Set task
From the records below, print only the part that opens with the line containing "Give me the matplotlib source for this chart." and closes with the line containing "80.3, 89.5, 99]"; omit the pictures.

(Code that draws figures)
******************************
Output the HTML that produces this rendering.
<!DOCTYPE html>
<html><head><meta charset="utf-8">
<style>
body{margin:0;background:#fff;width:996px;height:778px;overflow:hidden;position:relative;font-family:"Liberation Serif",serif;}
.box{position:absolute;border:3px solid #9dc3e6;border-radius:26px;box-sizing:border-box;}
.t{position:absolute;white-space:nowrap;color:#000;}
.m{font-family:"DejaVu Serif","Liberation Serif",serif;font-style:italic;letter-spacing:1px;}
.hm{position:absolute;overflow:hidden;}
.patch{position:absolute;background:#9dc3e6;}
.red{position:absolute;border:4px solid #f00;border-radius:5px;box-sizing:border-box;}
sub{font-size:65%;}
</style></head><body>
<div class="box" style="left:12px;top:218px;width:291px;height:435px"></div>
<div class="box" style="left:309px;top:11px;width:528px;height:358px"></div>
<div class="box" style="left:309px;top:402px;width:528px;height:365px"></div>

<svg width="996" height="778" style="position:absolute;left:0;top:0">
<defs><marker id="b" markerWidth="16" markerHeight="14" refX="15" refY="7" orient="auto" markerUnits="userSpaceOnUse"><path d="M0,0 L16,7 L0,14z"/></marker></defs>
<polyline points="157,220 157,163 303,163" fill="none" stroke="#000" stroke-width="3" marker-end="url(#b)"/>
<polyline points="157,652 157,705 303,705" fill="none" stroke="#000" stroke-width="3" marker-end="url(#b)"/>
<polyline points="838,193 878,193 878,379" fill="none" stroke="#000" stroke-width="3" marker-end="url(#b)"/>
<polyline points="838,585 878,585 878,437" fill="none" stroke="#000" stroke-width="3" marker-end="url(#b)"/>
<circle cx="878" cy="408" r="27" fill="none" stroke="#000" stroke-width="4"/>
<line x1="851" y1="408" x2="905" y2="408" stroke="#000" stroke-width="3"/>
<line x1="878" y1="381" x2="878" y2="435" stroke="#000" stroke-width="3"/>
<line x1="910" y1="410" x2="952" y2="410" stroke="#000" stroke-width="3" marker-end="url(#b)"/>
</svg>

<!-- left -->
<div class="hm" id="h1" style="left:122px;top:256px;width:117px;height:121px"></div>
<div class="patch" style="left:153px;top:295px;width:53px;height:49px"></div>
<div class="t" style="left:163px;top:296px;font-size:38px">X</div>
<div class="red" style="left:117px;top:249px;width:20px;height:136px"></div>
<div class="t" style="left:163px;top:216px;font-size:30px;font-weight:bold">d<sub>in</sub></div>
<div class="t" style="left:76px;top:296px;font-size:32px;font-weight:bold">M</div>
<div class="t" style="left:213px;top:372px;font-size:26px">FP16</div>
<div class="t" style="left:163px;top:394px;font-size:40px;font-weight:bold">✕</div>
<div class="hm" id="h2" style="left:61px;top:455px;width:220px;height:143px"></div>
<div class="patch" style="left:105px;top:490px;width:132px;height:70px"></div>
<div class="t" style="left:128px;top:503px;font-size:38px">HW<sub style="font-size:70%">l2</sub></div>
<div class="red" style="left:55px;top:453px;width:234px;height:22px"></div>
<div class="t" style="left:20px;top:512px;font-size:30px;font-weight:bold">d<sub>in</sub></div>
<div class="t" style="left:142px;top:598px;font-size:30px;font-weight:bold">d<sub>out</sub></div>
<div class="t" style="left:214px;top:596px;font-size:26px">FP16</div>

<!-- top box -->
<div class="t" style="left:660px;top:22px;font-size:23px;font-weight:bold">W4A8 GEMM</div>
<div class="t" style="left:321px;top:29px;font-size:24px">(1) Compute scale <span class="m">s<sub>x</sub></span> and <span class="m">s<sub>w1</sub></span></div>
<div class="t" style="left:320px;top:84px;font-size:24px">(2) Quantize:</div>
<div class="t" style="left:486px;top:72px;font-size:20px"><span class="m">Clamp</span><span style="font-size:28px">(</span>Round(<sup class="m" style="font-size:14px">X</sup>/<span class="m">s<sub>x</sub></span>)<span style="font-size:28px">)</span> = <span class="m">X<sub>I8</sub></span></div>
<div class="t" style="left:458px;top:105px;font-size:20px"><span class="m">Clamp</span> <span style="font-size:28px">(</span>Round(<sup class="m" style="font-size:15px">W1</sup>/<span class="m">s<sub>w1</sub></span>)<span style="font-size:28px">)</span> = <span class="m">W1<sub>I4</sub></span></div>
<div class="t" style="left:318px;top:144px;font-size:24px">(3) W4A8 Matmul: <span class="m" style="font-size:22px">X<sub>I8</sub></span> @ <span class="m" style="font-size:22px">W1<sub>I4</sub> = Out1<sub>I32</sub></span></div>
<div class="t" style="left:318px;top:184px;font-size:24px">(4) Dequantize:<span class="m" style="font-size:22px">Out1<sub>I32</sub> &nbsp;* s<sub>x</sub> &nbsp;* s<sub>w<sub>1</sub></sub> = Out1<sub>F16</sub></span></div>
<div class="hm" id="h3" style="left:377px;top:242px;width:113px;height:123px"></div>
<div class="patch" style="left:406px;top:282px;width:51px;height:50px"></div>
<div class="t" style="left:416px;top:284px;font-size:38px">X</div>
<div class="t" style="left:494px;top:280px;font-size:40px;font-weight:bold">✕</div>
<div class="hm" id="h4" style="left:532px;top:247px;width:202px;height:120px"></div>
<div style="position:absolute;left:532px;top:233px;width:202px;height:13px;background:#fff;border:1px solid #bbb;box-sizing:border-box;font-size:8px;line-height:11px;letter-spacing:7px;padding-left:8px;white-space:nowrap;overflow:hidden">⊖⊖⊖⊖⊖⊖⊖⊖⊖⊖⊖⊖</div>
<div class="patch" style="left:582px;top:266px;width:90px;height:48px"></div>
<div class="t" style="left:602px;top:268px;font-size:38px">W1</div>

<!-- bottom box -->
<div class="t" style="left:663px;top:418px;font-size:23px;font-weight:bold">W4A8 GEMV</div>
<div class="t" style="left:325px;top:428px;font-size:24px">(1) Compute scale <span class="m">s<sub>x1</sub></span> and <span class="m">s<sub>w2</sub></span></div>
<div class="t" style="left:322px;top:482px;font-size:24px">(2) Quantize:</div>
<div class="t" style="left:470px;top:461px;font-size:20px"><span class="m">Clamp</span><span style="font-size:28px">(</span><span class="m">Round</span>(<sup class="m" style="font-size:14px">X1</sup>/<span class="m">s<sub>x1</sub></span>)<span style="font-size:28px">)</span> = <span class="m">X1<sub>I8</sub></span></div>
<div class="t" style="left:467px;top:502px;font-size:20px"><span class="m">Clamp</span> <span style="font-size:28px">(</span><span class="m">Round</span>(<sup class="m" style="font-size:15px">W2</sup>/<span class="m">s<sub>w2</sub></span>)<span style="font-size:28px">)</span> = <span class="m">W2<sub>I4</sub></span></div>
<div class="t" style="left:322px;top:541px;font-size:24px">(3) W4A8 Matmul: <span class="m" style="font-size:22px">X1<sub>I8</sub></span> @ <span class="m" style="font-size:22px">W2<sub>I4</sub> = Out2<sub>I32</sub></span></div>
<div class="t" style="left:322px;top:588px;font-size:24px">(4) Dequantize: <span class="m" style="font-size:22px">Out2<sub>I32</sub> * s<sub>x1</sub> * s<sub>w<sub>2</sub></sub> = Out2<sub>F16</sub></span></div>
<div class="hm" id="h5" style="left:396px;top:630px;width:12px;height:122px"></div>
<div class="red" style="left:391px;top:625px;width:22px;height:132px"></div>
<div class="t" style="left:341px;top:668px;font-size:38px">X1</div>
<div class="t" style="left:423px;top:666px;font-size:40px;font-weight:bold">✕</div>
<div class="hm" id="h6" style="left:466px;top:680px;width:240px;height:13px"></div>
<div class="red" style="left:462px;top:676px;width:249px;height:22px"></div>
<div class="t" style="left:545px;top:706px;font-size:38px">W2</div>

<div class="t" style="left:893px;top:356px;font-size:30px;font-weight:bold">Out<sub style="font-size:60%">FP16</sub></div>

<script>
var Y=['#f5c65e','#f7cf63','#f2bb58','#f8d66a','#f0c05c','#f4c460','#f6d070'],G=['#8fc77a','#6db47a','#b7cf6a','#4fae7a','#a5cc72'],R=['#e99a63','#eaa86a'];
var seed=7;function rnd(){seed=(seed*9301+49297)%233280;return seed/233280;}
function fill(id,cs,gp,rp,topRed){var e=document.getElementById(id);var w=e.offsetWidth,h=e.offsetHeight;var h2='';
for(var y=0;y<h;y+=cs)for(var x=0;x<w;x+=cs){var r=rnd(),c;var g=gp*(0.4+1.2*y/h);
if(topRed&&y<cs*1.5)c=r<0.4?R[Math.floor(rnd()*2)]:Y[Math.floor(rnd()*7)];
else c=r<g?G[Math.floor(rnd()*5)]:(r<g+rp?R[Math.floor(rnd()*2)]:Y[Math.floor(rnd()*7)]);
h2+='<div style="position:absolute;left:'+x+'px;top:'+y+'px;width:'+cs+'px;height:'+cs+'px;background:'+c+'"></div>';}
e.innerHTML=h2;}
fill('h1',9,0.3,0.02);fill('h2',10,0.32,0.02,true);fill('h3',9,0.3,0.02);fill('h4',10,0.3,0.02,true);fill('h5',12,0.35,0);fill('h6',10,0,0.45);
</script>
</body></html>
******************************
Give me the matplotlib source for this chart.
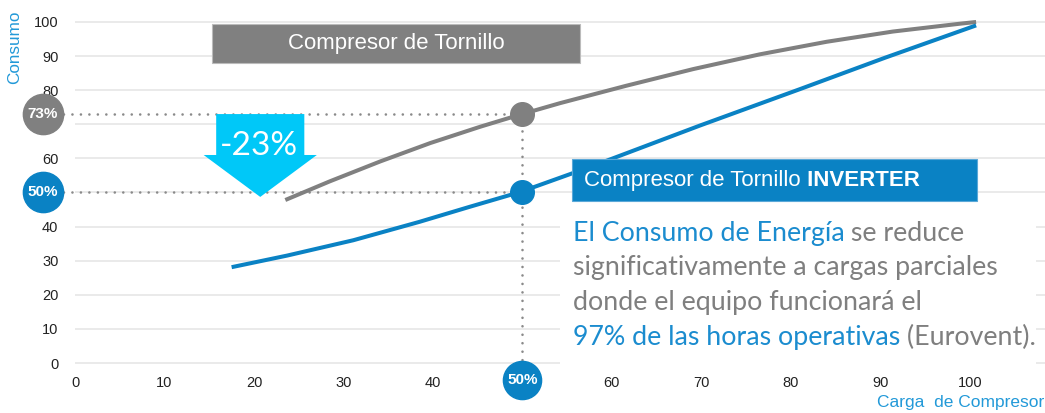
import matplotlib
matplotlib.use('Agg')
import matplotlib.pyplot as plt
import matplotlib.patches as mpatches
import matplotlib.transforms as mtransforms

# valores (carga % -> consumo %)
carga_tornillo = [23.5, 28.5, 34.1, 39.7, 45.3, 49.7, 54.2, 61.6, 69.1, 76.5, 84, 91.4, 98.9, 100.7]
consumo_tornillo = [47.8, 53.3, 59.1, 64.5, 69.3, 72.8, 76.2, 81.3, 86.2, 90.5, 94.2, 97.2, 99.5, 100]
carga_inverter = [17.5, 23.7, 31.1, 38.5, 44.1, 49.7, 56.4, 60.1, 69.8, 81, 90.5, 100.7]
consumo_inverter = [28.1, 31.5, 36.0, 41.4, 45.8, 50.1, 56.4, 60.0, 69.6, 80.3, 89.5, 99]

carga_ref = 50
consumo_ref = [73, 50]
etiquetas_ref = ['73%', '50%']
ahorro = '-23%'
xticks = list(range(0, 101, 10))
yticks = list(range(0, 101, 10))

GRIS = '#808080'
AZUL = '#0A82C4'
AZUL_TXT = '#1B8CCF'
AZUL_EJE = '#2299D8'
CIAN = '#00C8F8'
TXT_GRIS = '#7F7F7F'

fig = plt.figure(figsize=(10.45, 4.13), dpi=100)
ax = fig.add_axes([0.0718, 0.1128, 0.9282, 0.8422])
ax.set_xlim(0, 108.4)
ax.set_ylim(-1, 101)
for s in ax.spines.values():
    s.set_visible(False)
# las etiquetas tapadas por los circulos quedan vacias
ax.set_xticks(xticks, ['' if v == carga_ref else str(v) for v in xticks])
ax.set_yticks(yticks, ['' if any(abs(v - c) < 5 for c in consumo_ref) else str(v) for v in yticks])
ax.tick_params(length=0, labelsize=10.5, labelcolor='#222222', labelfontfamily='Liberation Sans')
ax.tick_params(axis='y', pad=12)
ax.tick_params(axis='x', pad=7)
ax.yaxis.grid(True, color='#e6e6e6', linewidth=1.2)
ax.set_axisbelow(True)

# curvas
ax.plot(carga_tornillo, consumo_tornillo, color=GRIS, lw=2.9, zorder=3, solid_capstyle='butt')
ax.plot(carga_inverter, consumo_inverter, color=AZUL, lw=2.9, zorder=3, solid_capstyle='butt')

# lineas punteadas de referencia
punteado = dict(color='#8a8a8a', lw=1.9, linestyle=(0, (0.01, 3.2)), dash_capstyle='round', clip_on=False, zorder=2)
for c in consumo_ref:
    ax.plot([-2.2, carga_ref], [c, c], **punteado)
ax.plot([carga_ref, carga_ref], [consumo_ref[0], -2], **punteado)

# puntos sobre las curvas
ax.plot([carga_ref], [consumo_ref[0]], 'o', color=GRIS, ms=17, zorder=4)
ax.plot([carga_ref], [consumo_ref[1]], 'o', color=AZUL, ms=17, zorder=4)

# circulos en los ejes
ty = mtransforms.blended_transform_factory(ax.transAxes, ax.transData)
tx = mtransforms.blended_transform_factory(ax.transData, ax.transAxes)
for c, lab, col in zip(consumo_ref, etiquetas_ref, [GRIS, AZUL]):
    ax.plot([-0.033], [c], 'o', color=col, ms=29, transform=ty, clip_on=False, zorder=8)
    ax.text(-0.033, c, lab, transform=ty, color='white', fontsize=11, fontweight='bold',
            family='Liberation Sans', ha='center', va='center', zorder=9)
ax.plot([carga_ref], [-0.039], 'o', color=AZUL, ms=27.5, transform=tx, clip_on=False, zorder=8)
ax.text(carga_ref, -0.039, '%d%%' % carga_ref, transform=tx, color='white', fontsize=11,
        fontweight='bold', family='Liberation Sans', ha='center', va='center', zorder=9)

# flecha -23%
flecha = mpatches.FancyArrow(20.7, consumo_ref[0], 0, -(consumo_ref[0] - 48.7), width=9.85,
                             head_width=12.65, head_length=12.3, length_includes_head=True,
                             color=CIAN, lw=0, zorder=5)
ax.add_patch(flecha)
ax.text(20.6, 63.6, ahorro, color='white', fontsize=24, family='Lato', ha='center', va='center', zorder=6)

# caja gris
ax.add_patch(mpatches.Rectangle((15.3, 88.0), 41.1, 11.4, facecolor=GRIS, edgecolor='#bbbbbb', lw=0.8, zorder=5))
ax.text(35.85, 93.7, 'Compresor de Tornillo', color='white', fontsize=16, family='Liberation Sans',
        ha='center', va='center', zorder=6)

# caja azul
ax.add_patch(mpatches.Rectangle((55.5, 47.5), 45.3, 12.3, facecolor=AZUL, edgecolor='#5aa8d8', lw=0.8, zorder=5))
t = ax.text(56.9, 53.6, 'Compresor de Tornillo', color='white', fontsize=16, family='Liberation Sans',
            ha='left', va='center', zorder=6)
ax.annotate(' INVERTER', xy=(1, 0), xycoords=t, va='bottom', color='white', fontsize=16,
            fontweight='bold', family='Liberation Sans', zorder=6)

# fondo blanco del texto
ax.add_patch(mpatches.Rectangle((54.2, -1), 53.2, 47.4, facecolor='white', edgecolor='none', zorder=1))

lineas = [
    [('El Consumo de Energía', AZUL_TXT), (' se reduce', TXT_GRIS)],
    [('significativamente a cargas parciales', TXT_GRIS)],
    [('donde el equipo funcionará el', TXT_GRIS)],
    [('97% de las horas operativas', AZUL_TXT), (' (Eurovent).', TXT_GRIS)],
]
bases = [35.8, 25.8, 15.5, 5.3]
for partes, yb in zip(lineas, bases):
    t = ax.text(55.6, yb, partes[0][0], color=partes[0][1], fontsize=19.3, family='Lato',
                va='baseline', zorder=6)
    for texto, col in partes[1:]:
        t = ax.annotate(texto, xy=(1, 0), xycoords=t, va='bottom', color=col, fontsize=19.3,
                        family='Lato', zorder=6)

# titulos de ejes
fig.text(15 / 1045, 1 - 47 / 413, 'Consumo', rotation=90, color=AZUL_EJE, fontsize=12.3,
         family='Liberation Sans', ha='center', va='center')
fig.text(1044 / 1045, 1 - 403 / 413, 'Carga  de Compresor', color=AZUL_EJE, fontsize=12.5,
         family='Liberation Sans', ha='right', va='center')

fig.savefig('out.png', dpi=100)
******************************
Final result
Give me the matplotlib source for this chart.
import matplotlib
matplotlib.use('Agg')
import matplotlib.pyplot as plt
import matplotlib.patches as mpatches
import matplotlib.transforms as mtransforms

# valores (carga % -> consumo %)
carga_tornillo = [23.5, 28.5, 34.1, 39.7, 45.3, 49.7, 54.2, 61.6, 69.1, 76.5, 84, 91.4, 98.9, 100.7]
consumo_tornillo = [47.8, 53.3, 59.1, 64.5, 69.3, 72.8, 76.2, 81.3, 86.2, 90.5, 94.2, 97.2, 99.5, 100]
carga_inverter = [17.5, 23.7, 31.1, 38.5, 44.1, 49.7, 56.4, 60.1, 69.8, 81, 90.5, 100.7]
consumo_inverter = [28.1, 31.5, 36.0, 41.4, 45.8, 50.1, 56.4, 60.0, 69.6, 80.3, 89.5, 99]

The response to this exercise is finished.